Dann wendet er sich einem blondgelockten Mädel zu, die hat auch eine Zigarette im Mundwinkel, er gibt ihr Feuer und lässt ein paar Bemerkungen über seine sportliche Karriere fallen, natürlich ohne Doping, aber sie springt nicht drauf an und erwähnt ziemlich rasch ihren Freund, zu dem sie gerade unterwegs ist.
Zwei Italiener rauchen ebenfalls, schauen dem Treiben zu und diskutieren ein wenig mit dem Zugführer. Der schnorrt sich vom Gewichtsheber eine Zigarette und bittet uns, die Tür zu bewachen, damit keiner unbefugt aussteigt.
Draußen haben sich die wichtigen Leute mit ihren Funkgeräten aufgebaut: Jede Menge Einsatzleiter von Feuerwehr, Rettungsdienst und Polizei, dann gibt es noch einen Notfall-Manager, dazwischen Polizei, martialisch uniformierte Feuerwehrleute und das Zugteam. Ein Hilfsschaffner verteilt drinnen Mineralwasser, greifen Sie zu, meine Damen und Herren, es wird noch eine Weile dauern!
Wie lange denn?
Weiß ich nicht!
Ein Freund von einem Kollegen, dem seine Schwiegermutter hat gesagt, sie haben mal fünf Stunden gestanden bei so einer Sache…
Nee, so lange wohl nicht, aber…
Drei Stunden?
Vielleicht.
Gibt’s hier Leichenteile zu sehen?
Nee, die Leiche liegt einen Kilometer hinter uns…
Aber tot isse?
Mausetot!
Mann oder Frau?
War das Absicht?
Natürlich war das Absicht!
Nee, kann ja auch geschubst worden sein!
Deswegen muss die Polizei ja noch kommen..
Die Feuerwehr fährt Drehleitern aus, baut Flutlichtmasten auf und alles wartet auf ganz furchtbar wichtige Leute von der Polizei.
Die ganz wichtigen Leute kommen und dann wartet man auf noch viel wichtigere Leute.
Der Gewichtsheber verteilt freigiebig Zigaretten, telefoniert und erzählt einem weiteren blondgelockten Mädel, dass da unten unter der Plane die Leiche liegt.
Nee, das stimmt nicht, die Leiche liegt einen Kilometer… der Gewichtsheber funkelt mich böse an.
Einer von den beiden Italiener fotografiert die Szene mit seinem Handy. Kommt auf meine Facebook-Seite, sagt er, O, Scheiße, jetzt ist mein Akku leer, hat zufällig wer ein I-Phone-Ladegerät?
Der andere Italiener hat erfahren, dass unsere Story hier schon längst getwittert oder gefacebookt worden sind.

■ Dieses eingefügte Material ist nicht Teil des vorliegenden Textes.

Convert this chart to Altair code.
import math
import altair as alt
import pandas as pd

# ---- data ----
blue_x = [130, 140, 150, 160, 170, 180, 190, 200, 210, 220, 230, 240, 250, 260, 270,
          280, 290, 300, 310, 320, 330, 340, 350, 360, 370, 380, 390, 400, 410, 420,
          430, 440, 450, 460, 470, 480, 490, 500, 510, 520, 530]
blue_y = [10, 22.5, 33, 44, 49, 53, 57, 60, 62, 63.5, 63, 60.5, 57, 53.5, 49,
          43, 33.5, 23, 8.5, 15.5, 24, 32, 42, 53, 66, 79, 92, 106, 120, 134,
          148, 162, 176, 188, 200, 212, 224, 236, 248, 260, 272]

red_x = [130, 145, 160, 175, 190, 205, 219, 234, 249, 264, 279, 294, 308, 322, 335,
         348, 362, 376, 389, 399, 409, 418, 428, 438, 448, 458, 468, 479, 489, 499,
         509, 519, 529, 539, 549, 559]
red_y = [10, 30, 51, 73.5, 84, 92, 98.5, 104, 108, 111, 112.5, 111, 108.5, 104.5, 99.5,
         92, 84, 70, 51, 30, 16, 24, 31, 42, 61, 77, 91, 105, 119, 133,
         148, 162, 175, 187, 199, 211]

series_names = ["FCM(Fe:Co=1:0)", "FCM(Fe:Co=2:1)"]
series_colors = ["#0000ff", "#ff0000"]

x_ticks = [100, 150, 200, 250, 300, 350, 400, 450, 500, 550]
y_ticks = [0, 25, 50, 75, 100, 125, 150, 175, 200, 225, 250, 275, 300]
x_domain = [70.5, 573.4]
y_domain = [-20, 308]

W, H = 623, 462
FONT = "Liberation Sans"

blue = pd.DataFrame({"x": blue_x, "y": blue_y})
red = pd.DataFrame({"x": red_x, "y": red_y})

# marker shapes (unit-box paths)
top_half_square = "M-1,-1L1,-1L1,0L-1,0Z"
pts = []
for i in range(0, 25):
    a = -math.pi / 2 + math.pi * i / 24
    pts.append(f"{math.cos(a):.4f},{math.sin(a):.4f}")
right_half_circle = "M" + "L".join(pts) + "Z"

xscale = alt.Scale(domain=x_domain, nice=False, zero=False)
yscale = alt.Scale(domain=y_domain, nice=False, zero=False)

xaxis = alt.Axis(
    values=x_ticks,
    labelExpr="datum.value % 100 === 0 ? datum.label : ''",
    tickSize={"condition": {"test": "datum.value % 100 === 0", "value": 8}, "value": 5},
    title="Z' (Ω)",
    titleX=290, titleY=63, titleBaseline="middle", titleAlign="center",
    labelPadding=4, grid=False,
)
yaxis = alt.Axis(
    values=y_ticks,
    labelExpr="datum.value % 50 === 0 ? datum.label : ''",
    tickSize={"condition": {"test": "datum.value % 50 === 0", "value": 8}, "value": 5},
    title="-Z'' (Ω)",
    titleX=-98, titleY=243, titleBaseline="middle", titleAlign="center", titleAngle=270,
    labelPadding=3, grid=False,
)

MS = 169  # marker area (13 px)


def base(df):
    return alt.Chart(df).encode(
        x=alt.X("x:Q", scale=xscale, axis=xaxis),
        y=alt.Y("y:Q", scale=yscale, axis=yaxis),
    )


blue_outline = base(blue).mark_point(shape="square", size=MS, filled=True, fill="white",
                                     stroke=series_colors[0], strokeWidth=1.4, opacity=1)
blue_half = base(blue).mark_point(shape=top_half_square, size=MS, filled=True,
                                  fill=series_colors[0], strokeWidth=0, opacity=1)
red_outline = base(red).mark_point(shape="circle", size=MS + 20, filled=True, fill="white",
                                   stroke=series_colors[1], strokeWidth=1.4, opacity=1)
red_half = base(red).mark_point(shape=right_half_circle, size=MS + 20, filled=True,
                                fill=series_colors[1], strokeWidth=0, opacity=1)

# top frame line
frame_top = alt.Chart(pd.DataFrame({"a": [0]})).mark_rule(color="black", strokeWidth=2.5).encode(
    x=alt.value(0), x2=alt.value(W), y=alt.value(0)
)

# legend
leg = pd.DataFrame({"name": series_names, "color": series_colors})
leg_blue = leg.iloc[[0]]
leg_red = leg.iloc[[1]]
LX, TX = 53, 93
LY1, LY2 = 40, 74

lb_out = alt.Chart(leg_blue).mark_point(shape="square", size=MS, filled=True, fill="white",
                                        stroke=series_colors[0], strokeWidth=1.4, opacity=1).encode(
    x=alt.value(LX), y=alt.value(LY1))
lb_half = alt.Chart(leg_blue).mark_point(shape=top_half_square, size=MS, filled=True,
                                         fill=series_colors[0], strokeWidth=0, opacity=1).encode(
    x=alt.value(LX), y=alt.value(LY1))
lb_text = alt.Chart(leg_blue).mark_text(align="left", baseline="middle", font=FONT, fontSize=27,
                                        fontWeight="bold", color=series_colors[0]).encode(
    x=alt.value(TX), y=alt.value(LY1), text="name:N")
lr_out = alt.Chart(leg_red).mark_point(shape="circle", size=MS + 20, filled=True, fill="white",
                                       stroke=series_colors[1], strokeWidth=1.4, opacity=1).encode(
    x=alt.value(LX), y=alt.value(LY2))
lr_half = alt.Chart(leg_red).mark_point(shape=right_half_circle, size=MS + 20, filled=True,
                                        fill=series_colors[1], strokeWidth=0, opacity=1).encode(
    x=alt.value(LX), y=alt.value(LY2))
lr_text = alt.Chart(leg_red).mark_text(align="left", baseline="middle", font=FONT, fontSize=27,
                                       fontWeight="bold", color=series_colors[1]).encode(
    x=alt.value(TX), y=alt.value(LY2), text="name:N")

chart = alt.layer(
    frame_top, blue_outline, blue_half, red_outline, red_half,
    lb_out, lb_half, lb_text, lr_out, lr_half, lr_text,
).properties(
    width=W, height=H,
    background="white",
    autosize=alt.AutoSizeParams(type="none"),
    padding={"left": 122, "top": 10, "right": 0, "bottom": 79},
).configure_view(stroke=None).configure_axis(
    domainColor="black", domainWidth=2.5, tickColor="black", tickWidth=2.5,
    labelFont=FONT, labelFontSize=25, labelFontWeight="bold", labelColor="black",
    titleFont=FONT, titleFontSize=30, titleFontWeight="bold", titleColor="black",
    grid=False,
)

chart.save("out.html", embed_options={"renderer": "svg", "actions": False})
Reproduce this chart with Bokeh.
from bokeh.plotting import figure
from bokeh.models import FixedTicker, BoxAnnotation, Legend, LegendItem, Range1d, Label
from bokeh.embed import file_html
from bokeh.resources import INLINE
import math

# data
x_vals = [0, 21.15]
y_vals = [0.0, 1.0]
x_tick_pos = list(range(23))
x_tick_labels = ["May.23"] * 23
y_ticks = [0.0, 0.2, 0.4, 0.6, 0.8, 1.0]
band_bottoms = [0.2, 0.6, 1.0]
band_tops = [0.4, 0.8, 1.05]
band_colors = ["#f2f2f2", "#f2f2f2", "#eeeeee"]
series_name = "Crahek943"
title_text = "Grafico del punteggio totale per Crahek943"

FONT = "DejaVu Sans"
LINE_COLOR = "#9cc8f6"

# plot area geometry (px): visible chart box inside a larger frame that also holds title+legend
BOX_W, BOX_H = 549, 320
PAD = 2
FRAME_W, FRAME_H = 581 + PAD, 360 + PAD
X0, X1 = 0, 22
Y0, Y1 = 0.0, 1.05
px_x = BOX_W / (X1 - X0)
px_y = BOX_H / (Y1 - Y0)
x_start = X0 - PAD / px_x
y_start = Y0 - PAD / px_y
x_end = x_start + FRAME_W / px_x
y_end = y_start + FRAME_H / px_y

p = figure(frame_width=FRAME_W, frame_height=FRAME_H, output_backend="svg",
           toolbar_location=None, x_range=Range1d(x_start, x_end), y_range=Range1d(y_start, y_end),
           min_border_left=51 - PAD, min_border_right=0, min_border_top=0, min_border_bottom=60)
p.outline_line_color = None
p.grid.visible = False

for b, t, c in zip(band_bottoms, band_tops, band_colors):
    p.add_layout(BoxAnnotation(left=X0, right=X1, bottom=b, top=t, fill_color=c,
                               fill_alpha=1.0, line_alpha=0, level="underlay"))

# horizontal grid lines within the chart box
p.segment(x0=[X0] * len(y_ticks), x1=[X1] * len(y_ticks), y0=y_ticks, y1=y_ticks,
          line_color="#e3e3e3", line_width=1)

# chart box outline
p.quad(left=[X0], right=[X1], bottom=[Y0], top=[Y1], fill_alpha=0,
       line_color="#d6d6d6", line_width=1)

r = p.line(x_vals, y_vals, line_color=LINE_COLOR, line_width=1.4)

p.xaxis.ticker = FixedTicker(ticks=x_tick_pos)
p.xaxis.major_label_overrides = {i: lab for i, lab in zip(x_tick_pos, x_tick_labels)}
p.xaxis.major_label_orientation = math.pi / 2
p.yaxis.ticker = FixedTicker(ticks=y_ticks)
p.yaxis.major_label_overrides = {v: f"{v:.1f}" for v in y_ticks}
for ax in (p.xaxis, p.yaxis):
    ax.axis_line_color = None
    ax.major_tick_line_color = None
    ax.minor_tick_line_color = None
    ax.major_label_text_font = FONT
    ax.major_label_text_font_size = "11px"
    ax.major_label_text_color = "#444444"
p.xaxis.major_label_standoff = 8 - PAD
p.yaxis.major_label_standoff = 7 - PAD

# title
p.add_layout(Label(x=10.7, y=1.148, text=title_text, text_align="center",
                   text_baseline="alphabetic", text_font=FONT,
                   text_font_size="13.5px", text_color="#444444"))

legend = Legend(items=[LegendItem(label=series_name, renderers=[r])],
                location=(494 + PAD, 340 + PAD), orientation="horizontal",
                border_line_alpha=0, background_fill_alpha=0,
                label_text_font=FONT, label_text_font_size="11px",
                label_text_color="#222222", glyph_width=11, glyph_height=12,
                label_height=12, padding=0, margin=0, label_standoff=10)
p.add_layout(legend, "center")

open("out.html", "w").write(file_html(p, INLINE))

Inzwischen hat man einen Ersatzlokführer organisiert, aber der darf natürlich noch lange nicht losfahren.
Auftritt ganz wichtiger Oberpolizist.
Der geht ganz langsam einmal um den Zug herum und muss dann auf einen noch wichtigeren Beamten warten. Zum Glück hat sich noch kein Staatsanwalt eingeschaltet, sagt der Zugführer, die brauchen erfahrungsgemäß Stunden, bis sie kommen.
Endlich taucht der ganz wichtige Oberpolizist auf, geht einmal durch den Zug, muss noch irgendeinen Zeugen vernehmen, dann erteilt er die Freigabe, wie es auf behördendeutsch heißt und die Feuerwehr fängt damit an, den ganzen Zinnober wieder abzubauen.
Zugchef macht seine Durchsage, meine Damen und Herren, in wenigen Minuten…
…als der Zug dann endlich anruckt, gibt’s von den Fahrgästen Applaus.
Mit gut zwei Stunden Verspätung erreichen wir Sankt Anderswo, mein Anschlusszug ist natürlich schon lange weg, aber es geht doch noch einer, und dort begebe ich mich schnurstracks in den Speisewagen und brauche erstmal ein großes Bier.